Renny Harlin: Good question. I must say, there was always an element of frustration that we experienced making the first one. We wanted to pay homage to the original Strangers by Bryan Bertino. We didn’t want to copy it, but we wanted to use it as the premise of this series of movies and set up the stakes in the same way that they did in the original movie. At the same time, that put us in an unfavorable position of telling that same story, more or less, that was in the first movie.

So I was always chomping at the bit to get to the second movie, to be able to show the audience where we go with the characters and everything else. In a funny way, for me, the second movie, the second chapter, was kind of like my Rambo, the first Rambo movie, First Blood. You know, it’s a survival movie, and I wanted to make this kind of more epic. The first movie, it’s a home invasion, so let’s call this a town invasion. Now we get to explore the town more, the surrounding forests, and different locations — it was an opportunity to make it bigger and still concentrate laser-sharply on our main character and her psychological journey. And also start revealing bits and pieces about the Strangers without changing the fact that the attacks are random and there’s no rhyme or reason to this.

But, yeah. I wanted this movie to feel very different from the first one. Same characters, same paranoia, but totally different setting.

Yeah, town invasion. I like that. That sums it up really good — the whole place is creepy and you don’t know who you can trust or anything like that. You shot The Strangers Chapter 1, Chapter 2, and Chapter 3 all at the same time. I’m sure that was no small feat and that there were all kinds of challenges that came with doing something like that. Now that everything is said and done, you’ve filmed the movies and they’re coming out, is this something you’d ever want to try again? Do you feel like you’ve learned something from this experience that would equip you for the future, or is it a case of once was good?

Oh, no. All I’ve learned is that I would insist on having more time. Now we’ve shot three movies in 53 days, and that was tough. The challenge was that we were shooting, literally, to amortize the sets. We have some sets in common in all three movies, though they are very different. But there are certain sets that we use more or less in all three movies. Once we are in a certain setting, we shoot all three movies there. We might, one morning, be shooting Chapter 2, and in the evening we’re shooting Chapter 1, and the next morning shooting Chapter 3. That made it a challenge for the actors to always be in the right emotional place. Make-up people to have the blood and gore match. And for all of us just to remember where are we and how intense should this be — are we in a lull or are we in a peak?

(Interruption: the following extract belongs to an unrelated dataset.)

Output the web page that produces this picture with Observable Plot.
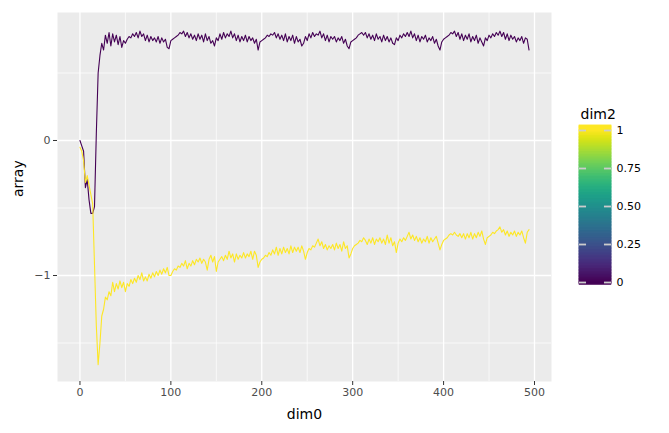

The privilege was, how often as a filmmaker do you get to explore the characters for four and a half hours instead of one and a half hours? So, having a 273-page script was incredible, and I’d do it again in a heartbeat. I’d love to do it. But I’d say that we need more time.

That makes total sense. There’s a moment in this movie that I’m dying to talk to you about. Right at the beginning, in the hospital. I’m such a sucker for one-shots in movies, and I loved it when the Strangers are walking around the different rooms, trying to find her. It’s filmed so great, and it’s so tense. Can you tell me a little bit about filming that moment? Were there any big challenges you had to deal with to make that all work?

Thank you, yeah. I’m glad that you pointed that out. It was just something that I wanted to explore, not to impress people or be a fancy filmmaker or anything like that. But I just felt like that environment lent itself to something like that in a very organic way. It took us several hours to rehearse the shot. It had to follow through the corridors, tell different story points, get the reveals of the threat in the right place and the right time, and all of that.

…The pacing, the rhythm, the reveals, and the misleads — it’s easier to do that when you’re doing it in the editing room and you’re getting all the beats right. But when you can’t edit and you have to edit it in camera, it takes time to design. Once we had rehearsed, it didn’t take that many takes to get exactly the take that we wanted.


Thanks to Renny Harlin for taking the time to discuss The Strangers – Chapter 2.